Welcome to RV Mishaps, a content series written by RVers about problems they’ve encountered on the road, how they solved them, and lessons learned. Have a mishap story of your own that you’d like to tell? Send us an email at firstname.lastname@example.org.
My wife and I, along with our adventurous dog, have been traveling full-time for more than a year. We’ve covered 33 states in our 30-foot motorhome and were excited to travel to Albuquerque, New Mexico, for the International Balloon Fiesta, which has been a bucket-list destination for a long time.
We were about 55 miles into our drive from Cortez, Colorado, when we experienced our RV mishap.
What Went Wrong
We were cruising along when I heard a steady beeping coming from somewhere, which isn’t usually a good thing. The beeping was coming from our coach’s automatic leveler control pad, which read: “Retract Timeout Error” and “Return Unit for Service.” I felt a pit in my stomach.
We immediately pulled off Highway 64 between Shiprock and Farmington in New Mexico, in the middle of a long stretch of desert. I tried to reset the control panel and heard a loud fizzle sound from under the rig. I knew immediately that we’d blown a hydraulic line on the leveling system.
I got out and looked under the coach. Automatic transmission fluid (ATF) or hydraulic fluid was all over the undercarriage along with a pool on the roadside. The hydraulic line connecting the front leveling jacks had blown near the fitting on the driver-side jack housing. I could see that the line had ruptured where it rubbed through in contact with the vehicle frame.
After giving it some thought, we had a pretty good idea about how this could have happened. A few months prior, in Montana, I miscalculated a parking lot exit and hit the leveler on a curb. The leveler itself was fine, but the impact shifted the jack housing, pushing the upper hydraulic hose forward against the rough edge of the frame where it already had little clearance. Initially, I hadn’t seen this issue when checking the leveler for damage. It took 1,000 miles or so, but it was enough to wear through the hose and cause it to blow out.
Hydraulic slide-outs use the same hoses and system, so if you’re having trouble with those, these tips may also help.
We knew we had to replace the ruptured line or we wouldn’t be able to level the rig. However, we were a long distance from any RV service or repair facility, all of which probably had weeks-long wait times and could be expensive. Plus, we had the Balloon Fiesta to get to in 2 days. So we were determined to fix it ourselves.

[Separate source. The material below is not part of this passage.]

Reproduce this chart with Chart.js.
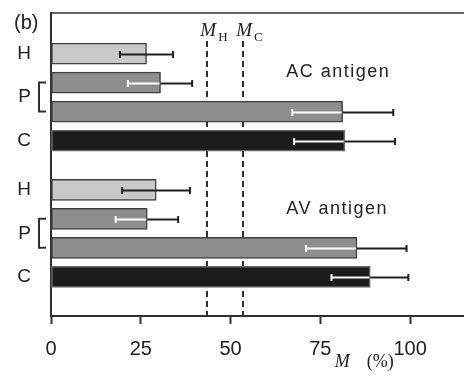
<!DOCTYPE html>
<html>
<head>
<meta charset="utf-8">
<script src="https://cdn.jsdelivr.net/npm/chart.js@4/dist/chart.umd.min.js"></script>
<style>
  html, body { margin: 0; padding: 0; background: #fff; }
</style>
</head>
<body>
<canvas id="myChart" width="464" height="378"></canvas>
<script>
/*------------------------------data------------------------------------*/
const groups = ["AC antigen", "AV antigen"];
const rowLabels = ["H", "P", "P", "C"];
const acValues  = [26.6, 30.5, 81.2, 81.8];
const acErrLow  = [19.2, 21.4, 67.2, 67.7];
const acErrHigh = [34.0, 39.3, 95.3, 95.8];
const avValues  = [29.3, 26.8, 85.2, 88.9];
const avErrLow  = [19.8, 18.0, 71.0, 78.1];
const avErrHigh = [38.7, 35.4, 99.0, 99.5];
const markerNames  = ["H", "C"];
const markerValues = [43.5, 53.5];
const xTicks = [0, 25, 50, 75, 100];

/*------------------------------layout------------------------------------*/
const GROUP_STEP = 4.7;   // distance between the two groups, in rows
const INK = '#303030';
const SANS = "'Liberation Sans', Arial, sans-serif";
const SERIF = "'Liberation Serif', 'Times New Roman', serif";
const fills = { H: '#c9c9c9', P: '#8e8e8e', C: '#1c1c1c' };
const borders = { H: '#404040', P: '#404040', C: '#6a6a6a' };

const groupValues = [acValues, avValues];
const groupLow = [acErrLow, avErrLow];
const groupHigh = [acErrHigh, avErrHigh];

let barData = [], barFill = [], barBorder = [], errLow = [], errHigh = [], barKind = [];
groups.forEach((g, gi) => {
  rowLabels.forEach((lab, ri) => {
    barData.push({ x: groupValues[gi][ri], y: gi * GROUP_STEP + ri });
    barFill.push(fills[lab]);
    barBorder.push(borders[lab]);
    errLow.push(groupLow[gi][ri]);
    errHigh.push(groupHigh[gi][ri]);
    barKind.push(lab);
  });
});

// one tick label per distinct row label, placed at the mean of its rows
let tickText = [], tickPos = [];
groups.forEach((g, gi) => {
  [...new Set(rowLabels)].forEach(lab => {
    const rows = rowLabels.map((l, i) => l === lab ? i : null).filter(v => v !== null);
    tickText.push(lab);
    tickPos.push(gi * GROUP_STEP + rows.reduce((a, b) => a + b, 0) / rows.length);
  });
});

/*------------------------------extras plugin------------------------------------*/
const extras = {
  id: 'extras',
  beforeDatasetsDraw(chart) {
    const { ctx, chartArea, scales: { x } } = chart;
    ctx.save();
    // top frame line
    ctx.strokeStyle = INK;
    ctx.lineWidth = 1.5;
    ctx.beginPath();
    ctx.moveTo(chartArea.left, chartArea.top);
    ctx.lineTo(chartArea.right, chartArea.top);
    ctx.stroke();
    // dashed marker lines
    ctx.lineWidth = 2;
    ctx.setLineDash([6, 4]);
    markerValues.forEach(v => {
      const px = Math.round(x.getPixelForValue(v));
      ctx.beginPath();
      ctx.moveTo(px, chartArea.top + 28);
      ctx.lineTo(px, chartArea.bottom);
      ctx.stroke();
    });
    ctx.restore();
  },
  afterDatasetsDraw(chart) {
    const { ctx, chartArea, scales: { x, y } } = chart;
    ctx.save();
    ctx.lineWidth = 2;
    // error bars
    barData.forEach((d, i) => {
      const py = Math.round(y.getPixelForValue(d.y)) + 0.5;
      const lo = x.getPixelForValue(errLow[i]);
      const mid = x.getPixelForValue(d.x);
      const hi = x.getPixelForValue(errHigh[i]);
      const seg = (a, b, col, capA, capB) => {
        ctx.strokeStyle = col;
        ctx.beginPath();
        ctx.moveTo(a, py); ctx.lineTo(b, py);
        if (capA) { ctx.moveTo(a, py - 3.5); ctx.lineTo(a, py + 3.5); }
        if (capB) { ctx.moveTo(b, py - 3.5); ctx.lineTo(b, py + 3.5); }
        ctx.stroke();
      };
      if (barKind[i] === 'H') {
        seg(lo, hi, '#202020', true, true);
      } else {
        seg(lo, mid - 1, '#ffffff', true, false);
        seg(mid, hi, '#202020', false, true);
      }
    });
    // bracket joining the two P rows
    ctx.strokeStyle = INK;
    groups.forEach((g, gi) => {
      const rows = rowLabels.map((l, i) => l === 'P' ? i : null).filter(v => v !== null);
      const y1 = y.getPixelForValue(gi * GROUP_STEP + rows[0]);
      const y2 = y.getPixelForValue(gi * GROUP_STEP + rows[rows.length - 1]);
      const xr = chartArea.left - 5, xl = chartArea.left - 12;
      ctx.beginPath();
      ctx.moveTo(xr, y1); ctx.lineTo(xl, y1); ctx.lineTo(xl, y2); ctx.lineTo(xr, y2);
      ctx.stroke();
    });
    // group names
    ctx.fillStyle = '#222';
    ctx.font = '18px ' + SANS;
    ctx.textBaseline = 'alphabetic';
    ctx.textAlign = 'left';
    ctx.letterSpacing = '1.5px';
    groups.forEach((g, gi) => {
      ctx.fillText(g, x.getPixelForValue(65.5), y.getPixelForValue(gi * GROUP_STEP + 0.65) + 5);
    });
    ctx.letterSpacing = '0px';
    // marker labels M_H, M_C
    markerValues.forEach((v, i) => {
      const px = x.getPixelForValue(v) + 1;
      ctx.font = 'italic 19px ' + SERIF;
      ctx.textAlign = 'center';
      const w = ctx.measureText('M').width;
      ctx.fillText('M', px, chartArea.top + 23);
      ctx.font = '13px ' + SERIF;
      ctx.textAlign = 'left';
      ctx.fillText(markerNames[i], px + w / 2 + 2, chartArea.top + 28);
    });
    ctx.restore();
  },
  afterDraw(chart) {
    const { ctx, scales: { x } } = chart;
    ctx.save();
    ctx.fillStyle = '#222';
    ctx.textBaseline = 'alphabetic';
    ctx.font = '20px ' + SANS;
    ctx.fillText('(b)', 14, 29);
    // x axis title
    const tx = x.getPixelForValue(79);
    ctx.font = 'italic 18px ' + SERIF;
    ctx.fillText('M', tx, 367);
    ctx.font = '18px ' + SERIF;
    ctx.fillText('(%)', tx + 32, 367);
    ctx.restore();
  }
};

/*------------------------------chart------------------------------------*/
const ctx = document.getElementById('myChart').getContext('2d');
Chart.defaults.font.family = SANS;
let barChart = new Chart(ctx, {
  type: 'bar',
  data: {
    datasets: [{
      data: barData,
      backgroundColor: barFill,
      borderColor: barBorder,
      borderWidth: 1.5,
      borderSkipped: false,
      barThickness: 21
    }]
  },
  options: {
    indexAxis: 'y',
    responsive: false,
    animation: false,
    layout: { padding: { top: 13, left: 0, right: 0, bottom: 0 } },
    plugins: { legend: { display: false }, tooltip: { enabled: false } },
    scales: {
      x: {
        type: 'linear',
        min: 0,
        max: 115,
        afterBuildTicks: s => { s.ticks = xTicks.map(v => ({ value: v })); },
        afterFit: s => { s.height = 62; s.paddingLeft = 0; s.paddingRight = 0; },
        grid: { drawOnChartArea: false, drawTicks: true, tickLength: 8, tickWidth: 2, tickColor: INK },
        border: { display: true, color: INK, width: 2 },
        ticks: { color: '#222', font: { size: 20 }, padding: 13, maxRotation: 0, autoSkip: false }
      },
      y: {
        type: 'linear',
        reverse: true,
        offset: false,
        min: -1.4,
        max: 9.05,
        afterBuildTicks: s => { s.ticks = tickPos.map(v => ({ value: v })); },
        afterFit: s => { s.width = 51; s.paddingTop = 0; s.paddingBottom = 0; },
        grid: { drawOnChartArea: false, drawTicks: false, offset: false },
        border: { display: true, color: INK, width: 2 },
        ticks: {
          color: '#222',
          font: { size: 19 },
          padding: 20,
          autoSkip: false,
          callback: (v, i) => tickText[i]
        }
      }
    }
  },
  plugins: [extras]
});
</script>
</body>
</html>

A cursory online search helped us find a nearby auto parts store that built hydraulic lines. I called them to verify and they said to come by. I made sure that the jacks would stay retracted and we continued driving.
Upon arrival, I explained what type of fittings we needed and the hose length—we measured from both sides of the rig and added a foot or so to be safe. Within an hour we had a new hydraulic hose with fittings. Now we needed a place to perform the repair.
There are mobile hydraulic repair companies that can make these types of repairs. They typically work on heavy equipment at construction sites, but most will also do RV jack and slide-out hoses.
I found the San Juan County Fairgrounds complex about 6 miles away, which has hundreds of RV sites and space for dry camping. We booked a dry camping spot away from other campers so we had plenty of space.
I removed the blown hose and repositioned the fitting to clear the frame and installed the new line. We refilled the automatic leveling system reservoir, performed four leveling and cycling tests, and checked for leaks and any other issues. Then, with all the jacks retracted, I topped off the reservoir once more after all the air had been purged from the new line.
Always make sure all jacks and slide-outs are fully retracted anytime you fill a reservoir tank with hydraulic fluid.
We spent a restful night at the fairgrounds knowing that we had an extra travel day heading to Albuquerque. The rest of the journey was an uneventful scenic drive and we arrived at the International Balloon Fiesta on time—and, yes, we needed those levelers. Overall, we were proud of ourselves for not panicking and working through this RV mishap at minimal cost and time.
Every mishap is a learning opportunity. This particular incident underscored the following:
- Build extra time and flexible days into your travel plans for unexpected events.
- You don’t always need to be dependent on finding an RV dealer or service facility for the issue. Consider local mobile RV tech services if you don’t feel comfortable with attempting the repair yourself. Also, consider learning from instructional videos online or at your own RV-related membership organization.
- Have a basic tool kit aboard, and seek out local non-RV-related resources for parts if you’re in a pinch.
- Carry spare parts for your rig. We now carry two hydraulic line fittings for our rig. So, if this ever happens again we’ll only need a replacement hose. Also, carry extra ATF or hydraulic fluid.
- Check the underside of your rig thoroughly for any loose, dangling hydraulic or electrical lines. Zip-ties are handy for securing any loose wires, cable, or hoses. Also, check carefully for any lines or wires that contact the rig frame and are prone to wear. Either secure them away from the frame or protect them with an automotive plastic wire loom.